For instance, in the examples below:
cultiver la terre
to be a husbandman
Since the words do not correspond one to one, and yet the two phrases mean
the same thing in the given context, the phrases should be linked as wholes,
by linking each word in one to each word in another. For the example above,
this translates into 12 word-to-word alignments:
18 1 1
18 1 2
18 1 3
18 1 4
18 2 1
18 2 2
18 2 3
18 2 4
18 3 1
18 3 2
18 3 3
18 3 4
All submissions will be evaluated using the standard precision and recall
measures, and using the alignment error rate score. Separate precision and
recall rates will be determined corresponding to each of the S and P sets in
the gold standard data.
Here, precision is defined as the percentage of correct alignments identified
by a system out of the total set of alignments provided by the system.
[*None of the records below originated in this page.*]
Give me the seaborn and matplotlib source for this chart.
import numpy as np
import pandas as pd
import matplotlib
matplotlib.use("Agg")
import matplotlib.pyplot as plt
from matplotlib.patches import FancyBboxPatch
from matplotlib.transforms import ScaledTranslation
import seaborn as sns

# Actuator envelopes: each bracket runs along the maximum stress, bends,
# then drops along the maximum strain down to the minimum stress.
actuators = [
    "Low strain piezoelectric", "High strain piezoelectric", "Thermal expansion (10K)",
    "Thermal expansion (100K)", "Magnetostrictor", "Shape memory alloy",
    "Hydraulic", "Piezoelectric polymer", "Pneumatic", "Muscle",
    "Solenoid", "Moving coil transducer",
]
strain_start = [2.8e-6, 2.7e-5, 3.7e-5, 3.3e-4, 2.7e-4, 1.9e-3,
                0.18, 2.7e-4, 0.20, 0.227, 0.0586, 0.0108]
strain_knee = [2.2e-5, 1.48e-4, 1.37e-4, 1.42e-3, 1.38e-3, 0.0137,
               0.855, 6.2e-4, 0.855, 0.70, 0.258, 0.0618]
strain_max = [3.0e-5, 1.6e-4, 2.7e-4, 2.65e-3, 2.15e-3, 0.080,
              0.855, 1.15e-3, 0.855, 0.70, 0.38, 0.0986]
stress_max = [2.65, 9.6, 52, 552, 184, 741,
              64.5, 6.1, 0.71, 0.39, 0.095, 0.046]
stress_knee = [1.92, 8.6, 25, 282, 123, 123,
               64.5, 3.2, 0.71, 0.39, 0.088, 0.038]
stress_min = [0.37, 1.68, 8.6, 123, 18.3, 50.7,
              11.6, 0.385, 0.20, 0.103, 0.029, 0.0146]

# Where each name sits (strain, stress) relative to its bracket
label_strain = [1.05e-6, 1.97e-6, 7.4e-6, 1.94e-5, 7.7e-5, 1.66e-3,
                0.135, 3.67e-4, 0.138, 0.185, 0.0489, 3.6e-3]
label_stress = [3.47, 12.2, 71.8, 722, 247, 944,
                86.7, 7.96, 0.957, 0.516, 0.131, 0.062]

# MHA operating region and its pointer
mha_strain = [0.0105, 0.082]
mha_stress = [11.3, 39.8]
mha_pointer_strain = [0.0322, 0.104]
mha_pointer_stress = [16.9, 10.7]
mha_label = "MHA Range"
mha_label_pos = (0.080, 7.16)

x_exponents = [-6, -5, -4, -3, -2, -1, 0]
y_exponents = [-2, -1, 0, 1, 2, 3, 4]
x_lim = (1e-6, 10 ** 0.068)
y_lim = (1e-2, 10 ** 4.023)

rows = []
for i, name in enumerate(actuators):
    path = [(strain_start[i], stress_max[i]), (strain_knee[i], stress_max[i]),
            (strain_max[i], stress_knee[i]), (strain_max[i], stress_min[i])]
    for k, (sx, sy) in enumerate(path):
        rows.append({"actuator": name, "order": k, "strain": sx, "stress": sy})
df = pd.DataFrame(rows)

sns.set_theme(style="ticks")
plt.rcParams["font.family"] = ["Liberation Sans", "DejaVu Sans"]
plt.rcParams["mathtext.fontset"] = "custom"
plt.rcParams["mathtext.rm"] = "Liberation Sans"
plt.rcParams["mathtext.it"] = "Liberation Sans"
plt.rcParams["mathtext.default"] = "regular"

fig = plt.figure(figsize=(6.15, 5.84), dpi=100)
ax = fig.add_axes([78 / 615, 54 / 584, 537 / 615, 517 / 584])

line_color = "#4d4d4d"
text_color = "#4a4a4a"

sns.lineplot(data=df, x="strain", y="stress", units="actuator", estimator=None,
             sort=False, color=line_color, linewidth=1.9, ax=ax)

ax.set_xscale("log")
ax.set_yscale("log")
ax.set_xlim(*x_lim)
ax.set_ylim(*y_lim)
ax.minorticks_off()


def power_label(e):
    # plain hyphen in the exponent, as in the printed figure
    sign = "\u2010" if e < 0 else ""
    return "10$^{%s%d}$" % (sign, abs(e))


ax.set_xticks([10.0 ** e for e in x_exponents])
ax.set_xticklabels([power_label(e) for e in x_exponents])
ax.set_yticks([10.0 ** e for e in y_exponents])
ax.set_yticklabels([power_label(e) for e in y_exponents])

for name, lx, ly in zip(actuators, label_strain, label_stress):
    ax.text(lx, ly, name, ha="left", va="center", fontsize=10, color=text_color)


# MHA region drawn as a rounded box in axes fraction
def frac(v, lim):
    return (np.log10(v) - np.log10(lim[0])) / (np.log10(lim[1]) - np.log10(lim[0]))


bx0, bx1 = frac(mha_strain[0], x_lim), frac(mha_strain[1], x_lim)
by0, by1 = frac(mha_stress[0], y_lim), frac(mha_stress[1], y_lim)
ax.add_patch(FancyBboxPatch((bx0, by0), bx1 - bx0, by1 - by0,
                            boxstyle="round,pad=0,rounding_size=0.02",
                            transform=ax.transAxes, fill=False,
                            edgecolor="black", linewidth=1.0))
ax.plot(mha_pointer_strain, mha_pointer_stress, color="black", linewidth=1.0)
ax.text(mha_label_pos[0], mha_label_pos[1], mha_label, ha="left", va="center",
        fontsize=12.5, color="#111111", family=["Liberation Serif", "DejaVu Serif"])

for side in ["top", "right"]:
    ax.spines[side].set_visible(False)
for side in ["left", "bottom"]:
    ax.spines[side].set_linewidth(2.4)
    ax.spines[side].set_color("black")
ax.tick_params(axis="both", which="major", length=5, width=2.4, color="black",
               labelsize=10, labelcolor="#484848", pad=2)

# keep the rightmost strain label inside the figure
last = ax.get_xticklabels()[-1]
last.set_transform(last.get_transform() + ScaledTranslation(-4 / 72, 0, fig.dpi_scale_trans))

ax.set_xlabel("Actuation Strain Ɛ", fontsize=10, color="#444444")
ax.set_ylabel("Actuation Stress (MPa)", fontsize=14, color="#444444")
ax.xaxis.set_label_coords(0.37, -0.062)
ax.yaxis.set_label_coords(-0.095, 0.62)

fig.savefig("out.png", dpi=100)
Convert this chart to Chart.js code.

Recall is defined as the percentage of correct alignments identified by a
system out of the total set of correct alignments.
Alignment error rate is defined as in [3]:
AER = 1 - ( |A & S| + |A & P| ) / ( |A| + |S| )
(with & symbolizing the set intersection)
Participants are encouraged to suggest new evaluation schemes. Scoring
algorithms proposed by participants, documented and provided with scoring
software that relies on the data format mentioned above, may be used to score
all submitted systems. Participants with a scoring algorithm available should
contact us before March 21.
[1] Ulrich Germann, editor (2001). Aligned Hansards of the 36th Parliament
of Canada.
[2] I. Dan Melamed (1998). Annotation Style Guide for the Blinker Project,
IRCS Technical Report #98-06.
[3] Franz Josef Och, Hermann Ney (2000). A Comparison of Alignment Models for
Statistical Machine Translation. COLING 2000.